EXERCISE AIM:
Copy exactly, and only, the lines below from the first through the one containing "yticks = [0.6, 0.8, 1.0, 1.2, 1.4]", both included; pictures are omitted.

[Stored entries]
--- START ---
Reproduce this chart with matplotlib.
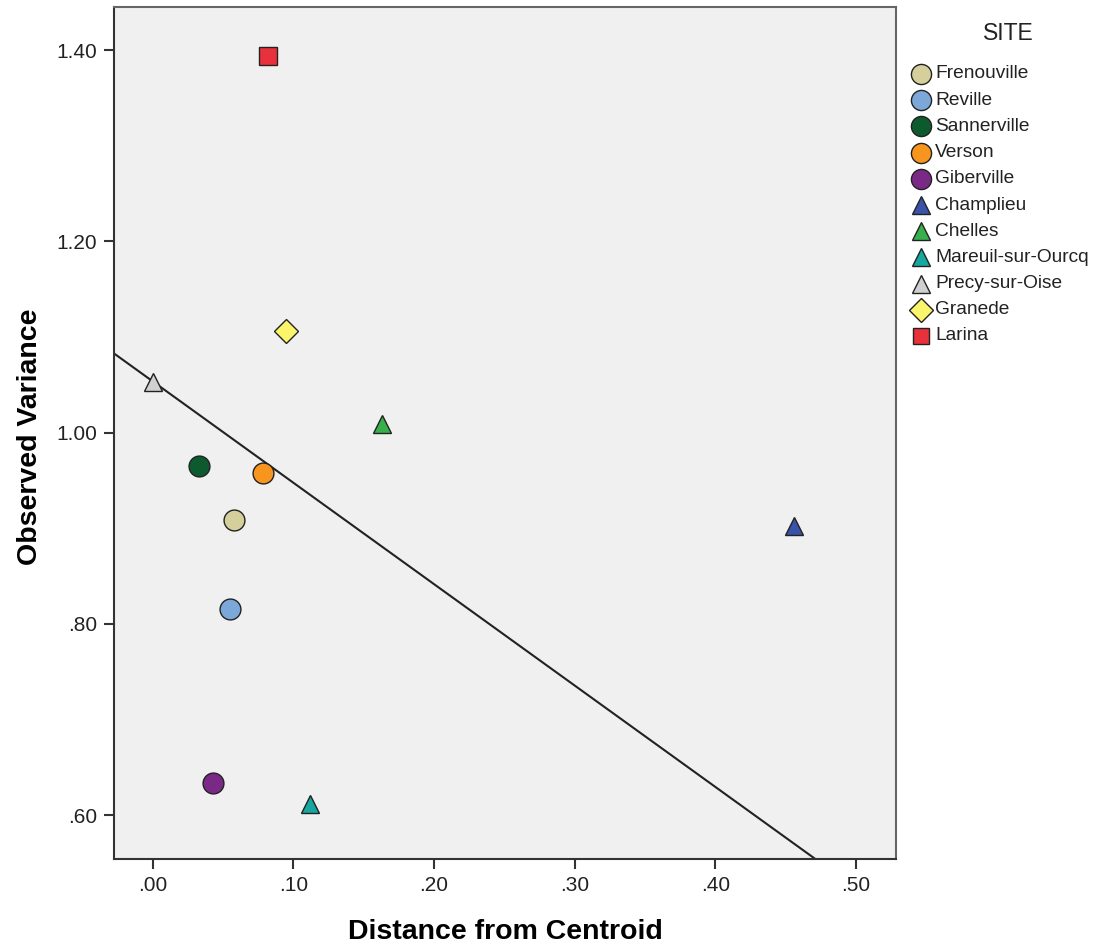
import matplotlib
matplotlib.use("Agg")
import matplotlib.pyplot as plt
from matplotlib.lines import Line2D
from matplotlib.ticker import FuncFormatter

plt.rcParams['font.family'] = ['Liberation Sans', 'DejaVu Sans']

sites = ["Frenouville", "Reville", "Sannerville", "Verson", "Giberville",
         "Champlieu", "Chelles", "Mareuil-sur-Ourcq", "Precy-sur-Oise",
         "Granede", "Larina"]
distance = [0.058, 0.055, 0.033, 0.078, 0.043, 0.456, 0.163, 0.112, 0.000, 0.095, 0.082]
variance = [0.908, 0.815, 0.965, 0.958, 0.633, 0.902, 1.009, 0.612, 1.053, 1.106, 1.394]
markers = ["o", "o", "o", "o", "o", "^", "^", "^", "^", "D", "s"]
colors = ["#d4cf9b", "#7ba7d9", "#0d5a2e", "#f7951e", "#7a2a86",
          "#3a52a8", "#37b04b", "#17a7a1", "#d0d0d0", "#fbf56b", "#e8313b"]

line_intercept = 1.0534
line_slope = -1.06

xticks = [0.0, 0.1, 0.2, 0.3, 0.4, 0.5]
yticks = [0.6, 0.8, 1.0, 1.2, 1.4]

msize = {"o": 15, "^": 12.5, "D": 12.5, "s": 12.5}
lsize = {"o": 14.5, "^": 12.5, "D": 12, "s": 12}

fig = plt.figure(figsize=(11.15, 9.49), dpi=100)
ax = fig.add_axes([113.5/1115, 1-859/949, (896-113.5)/1115, (859-7)/949])
ax.set_facecolor("#f0f0f0")
ax.set_xlim(-0.028, 0.5285)
ax.set_ylim(0.554, 1.445)

xs = [-0.028, 0.5285]
ax.plot(xs, [line_intercept + line_slope*x for x in xs], color="#222222", lw=1.5, zorder=2)

for s, x, y, m, c in zip(sites, distance, variance, markers, colors):
    ax.plot([x], [y], marker=m, linestyle="none", markersize=msize[m], markerfacecolor=c,
            markeredgecolor="#222222", markeredgewidth=1.0, zorder=3)

ax.set_xticks(xticks)
ax.set_yticks(yticks)
fmt = FuncFormatter(lambda v, p: ("%.2f" % v).lstrip("0") if v < 1 else "%.2f" % v)
ax.xaxis.set_major_formatter(fmt)
ax.yaxis.set_major_formatter(fmt)
ax.tick_params(direction="out", length=7, width=1.5, color="#333333", labelsize=15,
               labelcolor="#222222", pad=5)
for side in ["left", "bottom"]:
    ax.spines[side].set_color("#333333")
    ax.spines[side].set_linewidth(1.5)
for side in ["top", "right"]:
    ax.spines[side].set_color("#666666")
    ax.spines[side].set_linewidth(1.5)

ax.set_xlabel("Distance from Centroid", fontsize=20.5, fontweight="bold", va="center")
ax.xaxis.set_label_coords((505-113.5)/782.5, (859-932)/852)
ax.set_ylabel("Observed Variance", fontsize=20.5, fontweight="bold", va="center")
ax.yaxis.set_label_coords((30-113.5)/782.5, (859-437)/852)

# legend
fig.text(1008/1115, 1-33/949, "SITE", fontsize=16.5, ha="center", va="center", color="#222222")
for i, (s, m, c) in enumerate(zip(sites, markers, colors)):
    ypx = 74 + i*26.2
    fig.add_artist(Line2D([921/1115], [1-ypx/949], marker=m, markersize=lsize[m],
                          markerfacecolor=c, markeredgecolor="#222222",
                          markeredgewidth=1.0, linestyle="none", transform=fig.transFigure))
    fig.text(935/1115, 1-ypx/949, s, fontsize=13.8, ha="left", va="center", color="#222222")

fig.savefig("out.png", dpi=100)
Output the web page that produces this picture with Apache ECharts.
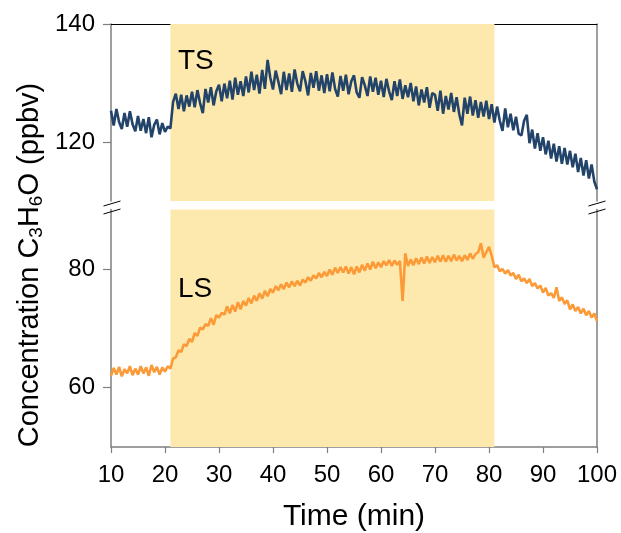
<!DOCTYPE html>
<html>
<head>
<meta charset="utf-8">
<script src="https://cdn.jsdelivr.net/npm/echarts@6/dist/echarts.min.js"></script>
<style>html,body{margin:0;padding:0;background:#fff}#c{width:621px;height:533px}</style>
</head>
<body>
<div id="c"></div>
<script>
// ---- data ----
var tStart = 10, tStep = 0.5;            // sampling (min)
var xTicks = [10, 20, 30, 40, 50, 60, 70, 80, 90, 100];
var tsTicks = [120, 140];
var lsTicks = [60, 80];
var shadeRange = [21, 81];
var seriesNames = ['TS', 'LS'];
var tsValues = [
125.3,122.8,125.6,123.4,122.2,124.9,122.6,125.2,123.0,121.8,
124.4,121.9,123.9,121.5,124.2,120.8,122.9,123.8,121.3,123.2,
121.7,122.6,122.3,126.8,128.2,125.6,128.0,125.2,127.9,126.0,
128.5,125.9,128.8,126.6,124.9,129.0,126.7,129.3,126.2,128.6,
129.7,126.9,129.9,127.4,130.4,127.2,130.9,128.0,130.3,127.8,
131.1,128.4,131.9,128.8,131.4,128.2,132.2,129.0,133.9,130.9,
128.9,132.1,130.2,128.1,131.9,128.8,131.6,128.5,132.3,129.9,
128.6,132.0,130.3,127.9,131.7,129.2,132.0,128.7,131.3,128.3,
131.5,128.6,131.8,129.0,127.7,131.2,128.7,131.4,128.1,130.3,
131.3,128.4,127.5,131.0,129.6,127.8,131.1,128.5,130.9,128.0,
130.4,127.6,130.7,128.6,127.1,130.3,127.8,130.6,127.3,129.6,
127.6,130.0,126.9,129.4,126.2,128.9,126.7,129.3,125.8,128.3,
128.0,125.3,128.7,124.8,127.8,125.5,128.3,125.1,127.6,124.7,
122.8,127.5,124.8,127.7,124.5,127.1,124.1,126.8,124.3,127.0,
123.9,126.4,123.3,126.0,123.6,121.9,125.7,122.5,124.8,122.0,
124.3,121.4,121.1,123.6,124.6,119.8,122.1,118.9,121.5,118.5,
120.8,117.9,120.2,117.2,119.7,116.7,119.3,116.3,119.0,116.2,
118.5,115.7,118.0,114.9,117.3,114.3,116.9,113.8,116.2,113.3,
112.0];
var lsValues = [
62.0,63.3,62.2,63.5,61.9,63.1,62.4,63.6,62.1,63.2,
62.2,63.6,62.4,63.4,62.0,63.8,62.6,63.5,62.2,63.4,
62.7,63.6,63.2,64.9,65.1,66.3,66.0,67.3,67.0,68.2,
67.7,69.2,68.7,70.1,69.8,70.7,70.4,71.7,70.6,72.2,
71.8,72.6,72.3,73.7,72.5,73.9,72.8,74.4,73.2,74.6,
73.8,75.1,74.2,75.5,74.6,75.9,75.0,76.3,75.4,76.6,
76.0,77.1,76.4,77.4,76.6,77.7,76.9,77.9,77.1,78.0,
77.2,78.2,77.7,78.6,78.0,78.9,78.4,79.3,78.6,79.5,
78.8,79.9,79.0,80.2,79.3,80.3,79.4,80.4,79.2,80.3,
79.1,80.4,79.4,80.7,79.7,80.9,79.9,81.2,80.1,81.1,
80.3,81.3,80.6,81.5,80.5,81.4,80.7,81.3,74.6,82.6,
80.5,81.6,80.6,81.8,80.8,81.9,80.9,82.1,81.0,82.0,
81.1,82.2,81.2,82.3,81.2,82.2,81.3,82.4,81.4,82.2,
81.3,82.3,81.5,82.6,81.7,82.5,82.8,84.3,81.9,82.8,
83.7,82.2,80.3,80.6,79.6,80.0,79.2,79.8,78.9,79.3,
78.3,79.0,77.9,78.4,77.6,78.3,77.1,77.6,76.7,77.2,
76.0,76.8,75.5,75.9,75.1,76.9,74.6,75.2,74.1,74.7,
73.2,74.0,72.9,73.6,72.5,73.3,72.2,72.9,71.8,72.5,
71.2];

// ---- build ----
function pairs(vals){ return vals.map(function(v,i){ return [tStart + i*tStep, v]; }); }
var FONT = '"Liberation Sans", Arial, sans-serif';
var GRAY = '#7f7f7f';
var SHADE = '#FDE9AD';
var chart = echarts.init(document.getElementById('c'), null, {renderer:'canvas'});
var shadeArea = {silent:true, itemStyle:{color:SHADE}, data:[[{xAxis:shadeRange[0]},{xAxis:shadeRange[1]}]]};
function brk(x, y){ return {type:'line', shape:{x1:x-8.5,y1:y+2.5,x2:x+8.5,y2:y-2.5}, style:{stroke:'#000', lineWidth:1}, z:100}; }
chart.setOption({
  animation:false,
  backgroundColor:'#fff',
  grid:[
    {left:111, right:24, top:24, height:177},
    {left:111, right:24, top:209.5, height:239}
  ],
  xAxis:[
    {gridIndex:0, type:'value', min:10, max:100, position:'top',
     axisLine:{show:true, lineStyle:{color:'#000', width:1}}, axisTick:{show:false}, axisLabel:{show:false}, splitLine:{show:false}},
    {gridIndex:1, type:'value', min:10, max:100, interval:10, position:'bottom',
     axisLine:{show:true, onZero:false, lineStyle:{color:GRAY, width:1.5}},
     axisTick:{show:true, length:6, lineStyle:{color:GRAY, width:1.2}, customValues:xTicks},
     axisLabel:{fontSize:24, color:'#000', fontFamily:FONT, margin:16, customValues:xTicks},
     splitLine:{show:false},
     name:'Time (min)', nameLocation:'middle', nameGap:55,
     nameTextStyle:{fontSize:30, color:'#000', fontFamily:FONT}}
  ],
  yAxis:[
    {gridIndex:0, type:'value', min:110, max:140, position:'left',
     axisLine:{show:true, onZero:false, lineStyle:{color:GRAY, width:1.5}},
     axisTick:{show:true, length:8, lineStyle:{color:GRAY, width:1.2}, customValues:tsTicks},
     axisLabel:{fontSize:24, color:'#000', fontFamily:FONT, margin:16, customValues:tsTicks},
     splitLine:{show:false}},
    {gridIndex:0, type:'value', min:110, max:140, position:'right',
     axisLine:{show:true, onZero:false, lineStyle:{color:GRAY, width:1.5}},
     axisTick:{show:false}, axisLabel:{show:false}, splitLine:{show:false}},
    {gridIndex:1, type:'value', min:50, max:90, position:'left',
     axisLine:{show:true, onZero:false, lineStyle:{color:GRAY, width:1.5}},
     axisTick:{show:true, length:8, lineStyle:{color:GRAY, width:1.2}, customValues:lsTicks},
     axisLabel:{fontSize:24, color:'#000', fontFamily:FONT, margin:16, customValues:lsTicks},
     splitLine:{show:false}},
    {gridIndex:1, type:'value', min:50, max:90, position:'right',
     axisLine:{show:true, onZero:false, lineStyle:{color:GRAY, width:1.5}},
     axisTick:{show:false}, axisLabel:{show:false}, splitLine:{show:false}}
  ],
  series:[
    {name:seriesNames[0], type:'line', xAxisIndex:0, yAxisIndex:0, data:pairs(tsValues),
     showSymbol:false, lineStyle:{color:'#23446A', width:2.6}, itemStyle:{color:'#23446A'},
     markArea:shadeArea, z:3},
    {name:seriesNames[1], type:'line', xAxisIndex:1, yAxisIndex:2, data:pairs(lsValues),
     showSymbol:false, lineStyle:{color:'#FB9A37', width:2.6}, itemStyle:{color:'#FB9A37'},
     markArea:shadeArea, z:3}
  ],
  graphic:[
    {type:'text', left:178, top:47, style:{text:seriesNames[0], fontSize:28, fill:'#000', fontFamily:FONT}, z:10},
    {type:'text', left:178, top:275, style:{text:seriesNames[1], fontSize:28, fill:'#000', fontFamily:FONT}, z:10},
    {type:'text', x:30, y:265, rotation:Math.PI/2,
     style:{text:'{a|Concentration C}{s|3}{a|H}{s|6}{a|O (ppbv)}', align:'center', verticalAlign:'middle', fill:'#000', fontFamily:FONT,
       rich:{a:{fontSize:29, fontFamily:FONT, lineHeight:32, fill:'#000'}, s:{fontSize:19, fontFamily:FONT, lineHeight:13, verticalAlign:'bottom', fill:'#000'}}}, z:10},
    brk(112, 203.5), brk(112, 211.5),
    brk(597, 203.5), brk(597, 211.5)
  ]
});
</script>
</body>
</html>
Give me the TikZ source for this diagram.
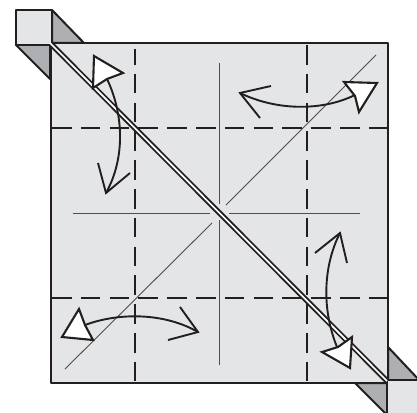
--- END ---
FULL RESPONSE:
Reproduce this chart with matplotlib.
import matplotlib
matplotlib.use("Agg")
import matplotlib.pyplot as plt
from matplotlib.lines import Line2D
from matplotlib.ticker import FuncFormatter

plt.rcParams['font.family'] = ['Liberation Sans', 'DejaVu Sans']

sites = ["Frenouville", "Reville", "Sannerville", "Verson", "Giberville",
         "Champlieu", "Chelles", "Mareuil-sur-Ourcq", "Precy-sur-Oise",
         "Granede", "Larina"]
distance = [0.058, 0.055, 0.033, 0.078, 0.043, 0.456, 0.163, 0.112, 0.000, 0.095, 0.082]
variance = [0.908, 0.815, 0.965, 0.958, 0.633, 0.902, 1.009, 0.612, 1.053, 1.106, 1.394]
markers = ["o", "o", "o", "o", "o", "^", "^", "^", "^", "D", "s"]
colors = ["#d4cf9b", "#7ba7d9", "#0d5a2e", "#f7951e", "#7a2a86",
          "#3a52a8", "#37b04b", "#17a7a1", "#d0d0d0", "#fbf56b", "#e8313b"]

line_intercept = 1.0534
line_slope = -1.06

xticks = [0.0, 0.1, 0.2, 0.3, 0.4, 0.5]
yticks = [0.6, 0.8, 1.0, 1.2, 1.4]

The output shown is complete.